Convincing fellow Democrats to send him to the General Assembly was the hard part, Rep. Gary Holder-Winfield says. After that, getting the legislature to vote for the first time to abolish the state's death penalty seemed easy.
"I don't usually stop when people tell me no," said the freshman Democrat from New Haven.
That was the case last month when Holder-Winfield grew frustrated with the state's failure to fix the system unemployed people must register with to receive benefits.
Not happy with the response he received from Gov. M. Jodi Rell or the commissioner of the Department of Labor on the jammed phone lines and backlog of claims, Holder-Winfield turned to his favorite legislative tool-Facebook.
"The issue wasn't being dealt with and it was getting worse," he said, explaining why he rallied 250 people on Facebook to air their grievances-and to call the governor's office and demand a solution to the problem.
"Now they understand what it's like not being able to use their phone," he said.
One week later, Rell announced she had approved the hiring of 30 people and overtime for 65 other workers to file the claims, opened the call center an extra day on Saturday and purchased new technology to better deal with increased call volume.
Despite his up-front tactics, Holder-Winfield doesn't seem to alienate folks at the Capitol. Rell's spokeswoman Donna Tommelleo, said the governor "certainly appreciated Rep. Holder-Winfield's concern and was happy to work with him on the issue." She also said the administration had been working on the problem for several months.
Even on an issue as emotional as the death penalty, Holder-Winfield's passion was persuasive rather than divisive.
One member he was able to persuade was Deputy House Majority Leader Ernest Hewett, who supported executing serial killer Michael Ross in 2005. He said he changed his mind after Holder-Winfield helped him realize how often the accused are misidentified by witnesses.
"His passion did convince me to change my vote," he said. "Half the people here would fail an eyewitness test on me against [Rep.] Doug McCrory. They cannot tell us apart and clearly we are not the same person."
Even Deputy House Minority Leader William A. Hamzy, a strong supporter of the death penalty, said Holder-Winfield made a persuasive case for his position.
"He picked up the baton from his predecessor, that's for sure," the Republican from Plymouth said, referring to former Rep. William R. Dyson, a death penalty opponent with a long track record at the Capitol
Judiciary Committee Chairman Rep. Michael P. Lawlor called Holder-Winfield "rookie of the year" for his ability to get things done, and said his efforts in getting the legislature to pass for the first time a bill to abolish the death penalty was "extraordinary." Rell vetoed the measure.

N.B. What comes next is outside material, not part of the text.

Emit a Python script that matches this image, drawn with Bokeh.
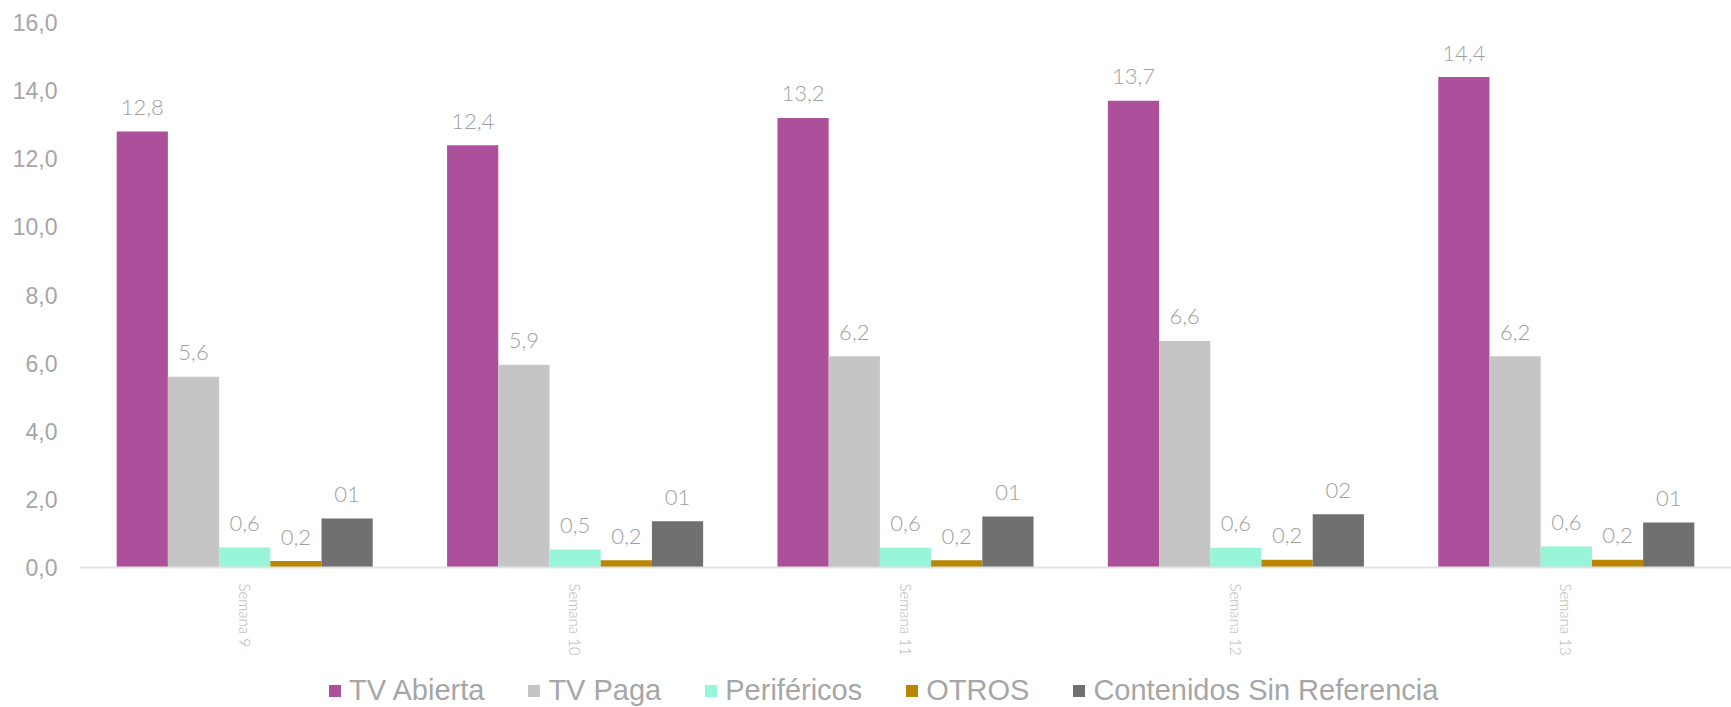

If a Democrat is elected governor in November, Holder-Winfield said he plans to raise the death penalty issue again.
"Many people said it was a lost cause when I brought it up last year. So, I realized I had to work on my own and show leadership I had the numbers to bring it for a vote. I will do that again and again. There will be no death penalty," he said.
Lawlor has no doubt that he is right.
"Gary's the guy that can pick an issue and get it done. Typically, the new members are the most skittish and are the least likely to take a controversial position, he said. "Not Gary."

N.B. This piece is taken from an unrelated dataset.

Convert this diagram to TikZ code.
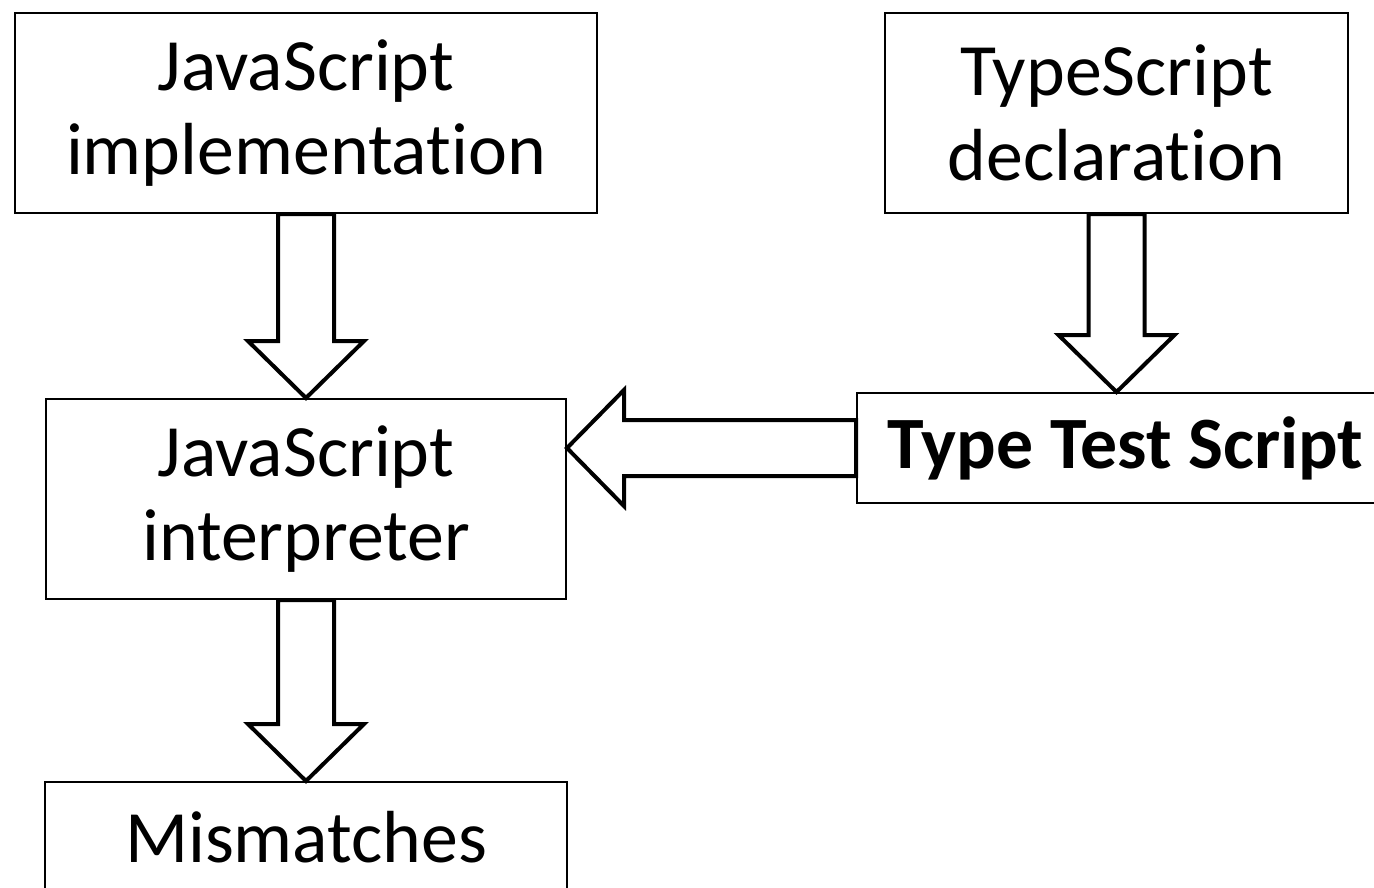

Hamzy is also impressed that a freshman has had so much success.
"It is not typical for someone who just got here," he said, "but if you're passionate you are able to get things done."

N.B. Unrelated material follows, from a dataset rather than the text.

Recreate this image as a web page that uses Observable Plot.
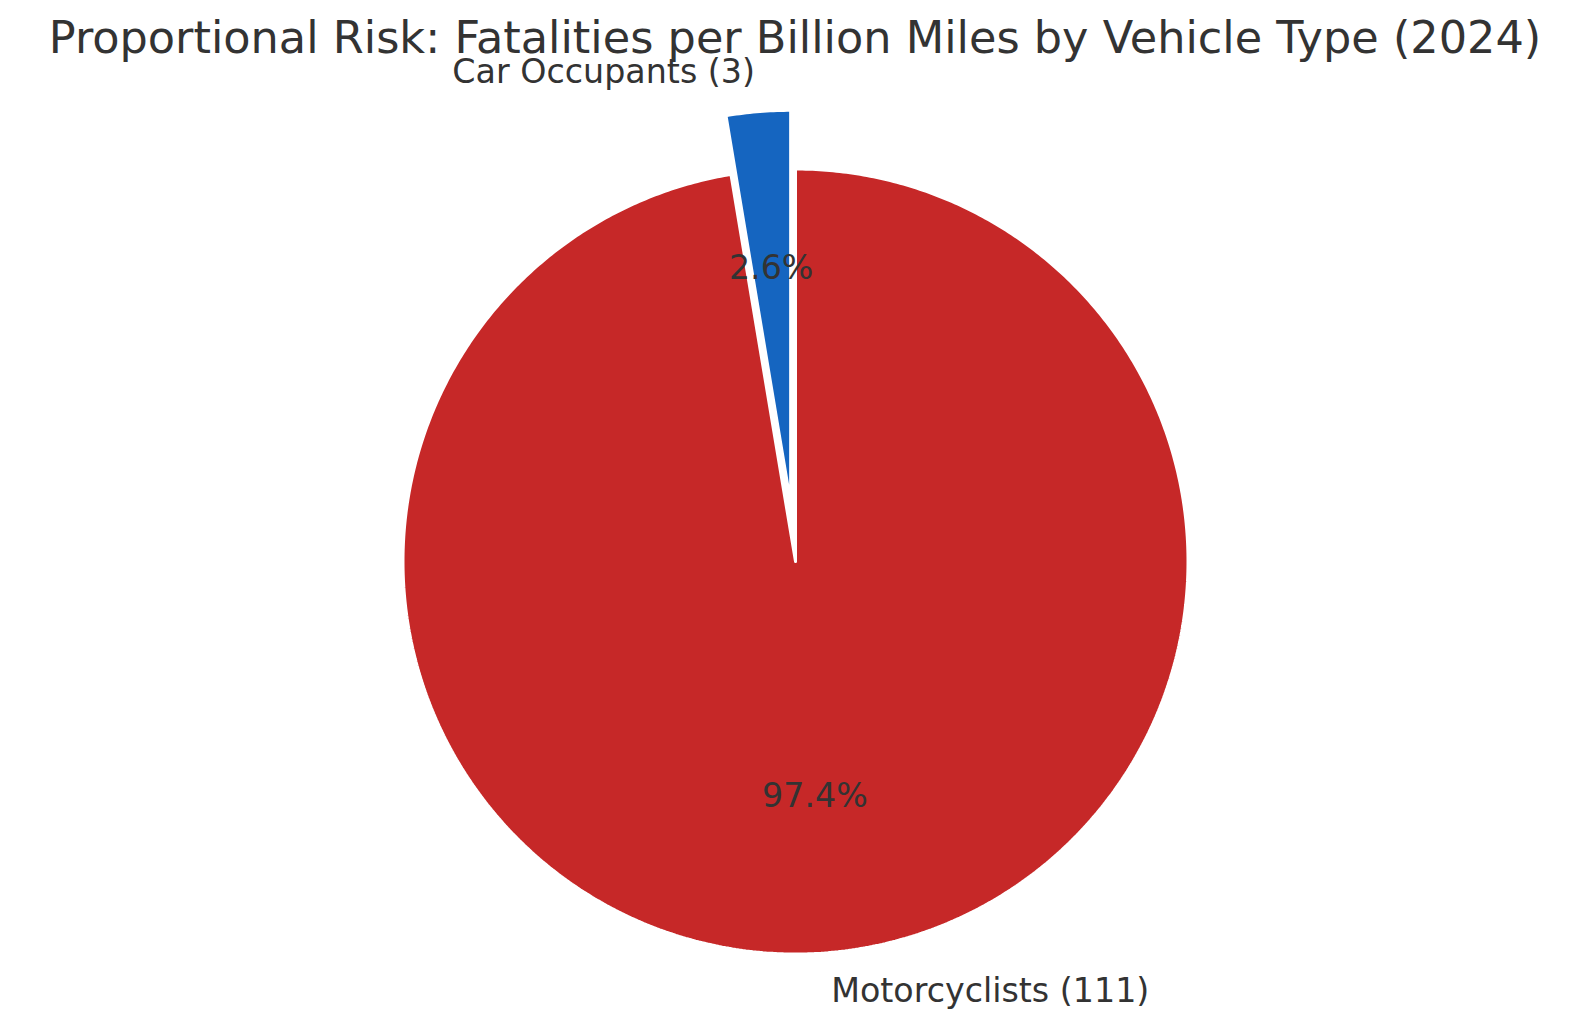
<!DOCTYPE html>
<html>
<head>
<meta charset="utf-8">
<script src="https://cdn.jsdelivr.net/npm/d3@7"></script>
<script src="https://cdn.jsdelivr.net/npm/@observablehq/plot@0.6"></script>
<style>
  html, body { margin: 0; padding: 0; background: #fff; }
  #chart svg { display: block; }
</style>
</head>
<body>
<div id="chart"></div>
<script>
// ---- data ----
const categories = ["Car Occupants", "Motorcyclists"];
const values = [3, 111];
const colors = ["#1565C0", "#C62828"];
const explode = [0.15, 0];
const title = "Proportional Risk: Fatalities per Billion Miles by Vehicle Type (2024)";

// ---- layout ----
const W = 1589, H = 1026;
const CX = 795, CY = 561, R = 392.5;   // pixel centre and radius of the pie
const startAngle = 90;                 // degrees, counter-clockwise
const labelDist = 1.1, pctDist = 0.6;
const textColor = "#333333";
const font = "DejaVu Sans, sans-serif";

// ---- derive slice geometry in data units (radius = 1) ----
const total = d3.sum(values);
const polys = [];
const labels = [];
let a0 = startAngle;
categories.forEach((name, i) => {
  const frac = values[i] / total;
  const a1 = a0 + 360 * frac;
  const mid = (a0 + a1) / 2 * Math.PI / 180;
  const ox = explode[i] * Math.cos(mid), oy = explode[i] * Math.sin(mid);
  const n = Math.max(4, Math.ceil((a1 - a0) / 0.5));
  polys.push({name, x: ox, y: oy, k: 0});
  for (let j = 0; j <= n; j++) {
    const t = (a0 + (a1 - a0) * j / n) * Math.PI / 180;
    polys.push({name, x: ox + Math.cos(t), y: oy + Math.sin(t), k: j + 1});
  }
  polys.push({name, x: ox, y: oy, k: n + 2});
  labels.push({
    name,
    text: `${name} (${values[i]})`,
    lx: ox + labelDist * Math.cos(mid),
    ly: oy + labelDist * Math.sin(mid),
    px: ox + pctDist * Math.cos(mid),
    py: oy + pctDist * Math.sin(mid),
    pct: (100 * frac).toFixed(1) + "%"
  });
  a0 = a1;
});

const chart = Plot.plot({
  width: W,
  height: H,
  margin: 0,
  style: {fontFamily: font, background: "#fff"},
  x: {domain: [-CX / R, (W - CX) / R], axis: null},
  y: {domain: [-(H - CY) / R, CY / R], axis: null},
  color: {domain: categories, range: colors},
  marks: [
    Plot.line(polys, {
      x: "x", y: "y", z: "name", fill: "name",
      stroke: "white", strokeWidth: 3, strokeLinejoin: "miter", curve: "linear"
    }),
    Plot.text(labels, {
      filter: d => d.lx < 0,
      x: "lx", y: "ly", text: "text", textAnchor: "end",
      fontSize: 33.3, fill: textColor
    }),
    Plot.text(labels, {
      filter: d => d.lx >= 0,
      x: "lx", y: "ly", text: "text", textAnchor: "start",
      fontSize: 33.3, fill: textColor
    }),
    Plot.text(labels, {
      x: "px", y: "py", text: "pct", textAnchor: "middle",
      fontSize: 33.3, fill: textColor
    }),
    Plot.text([title], {
      frameAnchor: "top", lineAnchor: "top", text: d => d,
      dy: 21, fontSize: 44.6, fill: textColor
    })
  ]
});
document.getElementById("chart").appendChild(chart);
</script>
</body>
</html>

A little confidence helps, too. Among the issues Holder-Winfield is taking on in this legislative session is a bill to try to close the persistent achievement gap between minority and lower-income students and their white, more affluent peers. The bill includes provisions allowing parents to force radical restructuring of failing schools.
Holder-Winfield said the proposal is moving forward and he believes he can get it passed. And that is just the start.
"I only have two arms so I can only accomplish so much this year," he said. "And these are things that both Democrats and Republicans don't always want to talk about."
Holder-Winfield took on the Democratic Party in New Haven in 2008 when it backed another candidate, Charles A. Blango, for the nomination to succeed Dyson. Holder-Winfield won the primary by just 100 votes and went on to win the general election by a landslide.
Before persuading voters, though, he first had to persuade his wife to move out of their condo in a gated community and back among those working families he wants to represent.
"Her response was, 'I thought we were headed in a certain direction and that's where people move away from, not back to,'" he said.
Being a community activist most of his career, he said he had to live in the community with those he wants to help.
"They don't usually have us, their lawmakers, in their community," he said. "How could I know what their issues are if I live in a gated community?"
And as with most everything else he takes on, he was successful. He now lives in Newhallville, where police sirens are common and many of his neighbors are low-income earners.
He said he spends up to 70 hours each week at the State Capitol representing that community because, "If I am going to do something, I am going to do it well."